◆ What is needed
With the images removed, repeat the data below exactly.

◆ Supplied data
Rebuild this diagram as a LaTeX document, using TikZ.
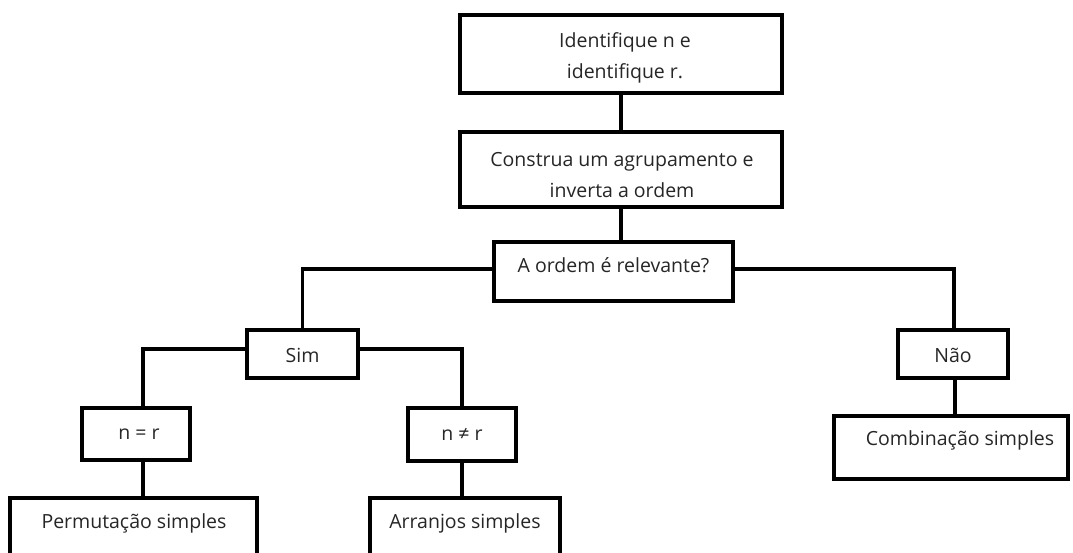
\documentclass[tikz,border=0pt]{standalone}
\usepackage{fontspec}
\setmainfont{Open Sans}
\begin{document}
\begin{tikzpicture}[x=1pt,y=-1pt]
\tikzset{
  box/.style={draw, line width=3.2pt, fill=white, inner sep=0pt},
  lbl/.style={font=\fontsize{19.5}{31}\selectfont, align=center, inner sep=0pt, text=black!85},
  link/.style={line width=3.2pt}
}
\clip (0,0) rectangle (1073,553);
\fill[white] (0,0) rectangle (1073,553);

% boxes
\node[box, minimum width=322, minimum height=78] (b1) at (621,54) {};
\node[box, minimum width=322, minimum height=75] (b2) at (621,169.5) {};
\node[box, minimum width=239, minimum height=59] (b3) at (613.5,271.5) {};
\node[box, minimum width=111, minimum height=48] (sim) at (302.5,354) {};
\node[box, minimum width=110, minimum height=48] (nao) at (953,354) {};
\node[box, minimum width=108, minimum height=52] (nr) at (136,434) {};
\node[box, minimum width=108, minimum height=53] (nq) at (462,434.5) {};
\node[box, minimum width=247, minimum height=63] (perm) at (133.5,529.5) {};
\node[box, minimum width=190, minimum height=63] (arr) at (465,529.5) {};
\node[box, minimum width=234, minimum height=63] (comb) at (951,447.5) {};

% labels
\node[lbl] (t1) at (625,57.5) {Identifique n e\\identifique r.};
\node[lbl] (t2) at (622,175.5) {Construa um agrupamento e\\inverta a ordem};
\node[lbl] (t3) at (613.5,265) {A ordem é relevante?};
\node[lbl] (tsim) at (302.5,355) {Sim};
\node[lbl] (tnao) at (953,355) {Não};
\node[lbl] (tnr) at (139,434) {n = r};
\node[lbl] (tnq) at (462,434) {n ≠ r};
\node[lbl] (tperm) at (134,523) {Permutação simples};
\node[lbl] (tarr) at (465,523) {Arranjos simples};
\node[lbl] (tcomb) at (960,440) {Combinação simples};

% connectors
\draw[link] (b1.south) -- (b2.north);
\draw[link] (b2.south) -- (b2.south |- b3.north);
\draw[link] ([yshift=2.5pt]b3.west) -| (sim.north);
\draw[link] ([yshift=2.5pt]b3.east) -| ([xshift=1pt]nao.north);
\draw[link] ([yshift=5pt]sim.west) -| ([xshift=7pt]nr.north);
\draw[link] ([yshift=5pt]sim.east) -| (nq.north);
\draw[link] ([xshift=7pt]nr.south) -- ([xshift=7pt]nr.south |- perm.north);
\draw[link] (nq.south) -- (nq.south |- arr.north);
\draw[link] ([xshift=2pt]nao.south) -- ([xshift=2pt]nao.south |- comb.north);
\end{tikzpicture}
\end{document}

◆ Exercise output
Rebuild this diagram as a LaTeX document, using TikZ.
\documentclass[tikz,border=0pt]{standalone}
\usepackage{fontspec}
\setmainfont{Open Sans}
\begin{document}
\begin{tikzpicture}[x=1pt,y=-1pt]
\tikzset{
  box/.style={draw, line width=3.2pt, fill=white, inner sep=0pt},
  lbl/.style={font=\fontsize{19.5}{31}\selectfont, align=center, inner sep=0pt, text=black!85},
  link/.style={line width=3.2pt}
}
\clip (0,0) rectangle (1073,553);
\fill[white] (0,0) rectangle (1073,553);

% boxes
\node[box, minimum width=322, minimum height=78] (b1) at (621,54) {};
\node[box, minimum width=322, minimum height=75] (b2) at (621,169.5) {};
\node[box, minimum width=239, minimum height=59] (b3) at (613.5,271.5) {};
\node[box, minimum width=111, minimum height=48] (sim) at (302.5,354) {};
\node[box, minimum width=110, minimum height=48] (nao) at (953,354) {};
\node[box, minimum width=108, minimum height=52] (nr) at (136,434) {};
\node[box, minimum width=108, minimum height=53] (nq) at (462,434.5) {};
\node[box, minimum width=247, minimum height=63] (perm) at (133.5,529.5) {};
\node[box, minimum width=190, minimum height=63] (arr) at (465,529.5) {};
\node[box, minimum width=234, minimum height=63] (comb) at (951,447.5) {};

% labels
\node[lbl] (t1) at (625,57.5) {Identifique n e\\identifique r.};
\node[lbl] (t2) at (622,175.5) {Construa um agrupamento e\\inverta a ordem};
\node[lbl] (t3) at (613.5,265) {A ordem é relevante?};
\node[lbl] (tsim) at (302.5,355) {Sim};
\node[lbl] (tnao) at (953,355) {Não};
\node[lbl] (tnr) at (139,434) {n = r};
\node[lbl] (tnq) at (462,434) {n ≠ r};
\node[lbl] (tperm) at (134,523) {Permutação simples};
\node[lbl] (tarr) at (465,523) {Arranjos simples};
\node[lbl] (tcomb) at (960,440) {Combinação simples};

% connectors
\draw[link] (b1.south) -- (b2.north);
\draw[link] (b2.south) -- (b2.south |- b3.north);
\draw[link] ([yshift=2.5pt]b3.west) -| (sim.north);
\draw[link] ([yshift=2.5pt]b3.east) -| ([xshift=1pt]nao.north);
\draw[link] ([yshift=5pt]sim.west) -| ([xshift=7pt]nr.north);
\draw[link] ([yshift=5pt]sim.east) -| (nq.north);
\draw[link] ([xshift=7pt]nr.south) -- ([xshift=7pt]nr.south |- perm.north);
\draw[link] (nq.south) -- (nq.south |- arr.north);
\draw[link] ([xshift=2pt]nao.south) -- ([xshift=2pt]nao.south |- comb.north);
\end{tikzpicture}
\end{document}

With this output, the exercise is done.